Edit: HN discussion on this post here
Lately I’ve been designing a couple new games and got me thinking back to virtual worlds.
Remember when they were the next big thing?
My startup too. We launched the first browser 3d UGC world with cool tech we built on Unity. You could chat, create, shop and more.
But after a couple years we’d only gained 600k users so decided to pivot to mobile games.
Here are 5 reasons why virtual worlds never took off and some ideas for how they can live on in new games:
- No purpose
Virtual worlds don’t have explicit goals.
No quests. No mechanics. No problems to solve. They aren’t games.
Give people a blank piece of paper and ask them to “have fun!” A few might get excited and start writing a poem or sketch a masterpiece. But most will be annoyed, grow bored and give up.
Same with virtual worlds.
- No feedback
Turns out, humans really love feedback.
Our addictive behaviours are mostly shaped by tight stimuli and response schedules. We check Facebook often with the hope of new message or notifications. We eat junk food and are rewarded with an immediate dopamine hit.
Contrast that to virtual worlds where you might “work” for hours before getting feedback, which can only come from other players. Not very motivating.
- No theme
Most successful UGC communities have either a particular topic that glues them together, or easy ways to dive to them.
Reddit has subreddits. Pinterest has tags and categories. Youtube has search and recommendations.
Themes make it easy to consume, start and keep up conversations.
In virtual worlds there is no easy way to jump straight into the themes you like, and no structure that enforce adherence to them.
Great technology doesn’t mean a great user experience.
Virtual worlds offer great freedom, but also a LOT of complexity and ways to get stuck.
These days where the distractions abound, people don’t handle complexity well, especially when trying something for the first time.
- Needs met elsewhere
Despite drawbacks, virtual worlds offered a couple of bright spots - online community and freedom to create.
But the spirit of these can also be met in other ways.
I can build a great farm in Hay Day or doodle in Draw Something 2, interacting with friends in simple but meaningful ways.

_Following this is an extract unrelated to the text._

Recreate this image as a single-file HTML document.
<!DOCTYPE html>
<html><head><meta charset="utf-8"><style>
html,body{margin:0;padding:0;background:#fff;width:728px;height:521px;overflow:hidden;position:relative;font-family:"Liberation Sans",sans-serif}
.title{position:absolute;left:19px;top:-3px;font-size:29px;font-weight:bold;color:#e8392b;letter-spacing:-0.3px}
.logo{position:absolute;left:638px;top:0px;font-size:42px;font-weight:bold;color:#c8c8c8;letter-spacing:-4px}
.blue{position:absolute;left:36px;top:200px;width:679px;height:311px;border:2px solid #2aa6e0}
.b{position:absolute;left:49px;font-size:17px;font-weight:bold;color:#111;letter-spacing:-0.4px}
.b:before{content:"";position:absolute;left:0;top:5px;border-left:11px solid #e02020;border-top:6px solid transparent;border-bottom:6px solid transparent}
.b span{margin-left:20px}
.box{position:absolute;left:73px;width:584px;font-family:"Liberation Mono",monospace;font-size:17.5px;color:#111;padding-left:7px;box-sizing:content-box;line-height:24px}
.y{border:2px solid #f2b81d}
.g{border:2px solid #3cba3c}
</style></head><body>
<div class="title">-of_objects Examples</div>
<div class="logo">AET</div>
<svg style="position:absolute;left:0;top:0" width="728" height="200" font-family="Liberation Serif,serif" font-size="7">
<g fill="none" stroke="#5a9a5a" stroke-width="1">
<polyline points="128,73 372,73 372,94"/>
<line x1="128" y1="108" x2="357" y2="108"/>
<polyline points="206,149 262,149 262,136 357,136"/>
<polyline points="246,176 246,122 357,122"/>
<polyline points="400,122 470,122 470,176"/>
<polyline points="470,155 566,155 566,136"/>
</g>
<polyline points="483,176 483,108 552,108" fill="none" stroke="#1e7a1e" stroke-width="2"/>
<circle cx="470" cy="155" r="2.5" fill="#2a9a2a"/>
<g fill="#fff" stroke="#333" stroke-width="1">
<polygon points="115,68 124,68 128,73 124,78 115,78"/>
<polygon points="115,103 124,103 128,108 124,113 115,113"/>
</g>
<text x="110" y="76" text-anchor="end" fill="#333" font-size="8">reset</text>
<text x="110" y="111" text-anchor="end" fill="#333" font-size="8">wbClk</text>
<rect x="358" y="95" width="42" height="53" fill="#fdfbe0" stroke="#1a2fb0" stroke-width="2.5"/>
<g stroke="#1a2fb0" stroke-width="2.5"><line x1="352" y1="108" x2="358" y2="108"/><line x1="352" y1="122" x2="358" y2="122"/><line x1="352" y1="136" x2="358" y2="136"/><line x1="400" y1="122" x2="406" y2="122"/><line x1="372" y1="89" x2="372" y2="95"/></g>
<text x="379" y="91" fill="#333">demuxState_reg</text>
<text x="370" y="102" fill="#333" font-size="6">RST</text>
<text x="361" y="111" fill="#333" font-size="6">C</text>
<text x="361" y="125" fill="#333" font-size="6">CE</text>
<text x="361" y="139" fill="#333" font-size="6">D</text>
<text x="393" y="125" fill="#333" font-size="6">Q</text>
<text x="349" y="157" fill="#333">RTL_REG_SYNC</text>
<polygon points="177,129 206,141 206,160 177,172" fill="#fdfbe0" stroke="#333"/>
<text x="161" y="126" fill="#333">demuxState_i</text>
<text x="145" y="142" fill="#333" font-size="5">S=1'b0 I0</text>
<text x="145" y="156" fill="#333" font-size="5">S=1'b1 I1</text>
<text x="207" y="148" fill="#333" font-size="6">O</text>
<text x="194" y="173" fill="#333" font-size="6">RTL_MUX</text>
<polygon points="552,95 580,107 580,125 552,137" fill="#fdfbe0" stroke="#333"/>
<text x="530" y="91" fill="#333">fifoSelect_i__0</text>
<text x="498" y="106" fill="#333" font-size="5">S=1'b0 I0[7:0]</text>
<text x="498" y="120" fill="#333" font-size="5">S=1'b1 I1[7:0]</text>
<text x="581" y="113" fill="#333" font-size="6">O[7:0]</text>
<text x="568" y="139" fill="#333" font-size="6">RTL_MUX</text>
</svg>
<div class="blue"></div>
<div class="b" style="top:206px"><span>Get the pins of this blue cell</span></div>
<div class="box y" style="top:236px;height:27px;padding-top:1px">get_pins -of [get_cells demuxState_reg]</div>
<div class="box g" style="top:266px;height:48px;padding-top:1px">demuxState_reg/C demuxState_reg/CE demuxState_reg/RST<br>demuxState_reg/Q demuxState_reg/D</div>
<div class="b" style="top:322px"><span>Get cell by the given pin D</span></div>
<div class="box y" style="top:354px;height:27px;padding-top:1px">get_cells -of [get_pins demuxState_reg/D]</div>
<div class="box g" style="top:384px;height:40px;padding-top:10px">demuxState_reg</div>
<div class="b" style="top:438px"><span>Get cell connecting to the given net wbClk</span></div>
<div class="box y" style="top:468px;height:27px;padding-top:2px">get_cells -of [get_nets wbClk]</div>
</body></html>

Minecraft offers great creativity and community with a small number of important mechanics.
On the deeper end, MMOs like Entropia have great freedom and incredibly loyal community.
So what’s new?
So for those of us creating mobile games, should we forget about virtual worlds?
I don’t think so. Whilst never living up to its hype*, we can continue to incorporate their positives in a deeper way.
First is to figure out how to tie greater creativity into our mechanics to broaden possibility spaces.
This can be really tricky - how do you “judge” creativity in a programmatic manner? Easier if it’s creativity to meet a certain functional goal (ala Bad Piggies), but is there a way to judge “beauty” or “artistic merit”? In our first game we built a system to judge a fashion outfit. Whilst sufficient I’d be first to admit there is a lot more nuance that could be added, though it’s not always easy to define and balance such a system.
If judging is community based how to you build systems to make it fair, tamper proof and not feel like work? And do it in a way that’s timely, and gets the core loop running quickly?
We could also do more to foster friendships between players that last years, not days. Ability to collaboratively work on shared projects is something extremely meaningful in virtual worlds. Guilds in some mobile strategy games let you coordinate attacks which is lots of fun, but haven’t seen much yet in the way of coop base building, or crafting etc.
We can offer a deeper level of customization, allowing you to tweak not only your look but your personality and how you engage in the game world. Chat and status messages are a start, but could you have ways to customise how your characters or army or base react programmatically under different circumstances (like scripting in SL but without the complexity).
Not all virtual world concepts translate well, and getting them working with a simple UX for a small screen is the challenge, but there are things we can learn from and adapt.
*Whilst not a mainstream success, virtual worlds are still active amongst several niche groups, eg deep roleplayers, virtual artists, or the disabled - where they can move, express and socialize in a way they can’t in real life.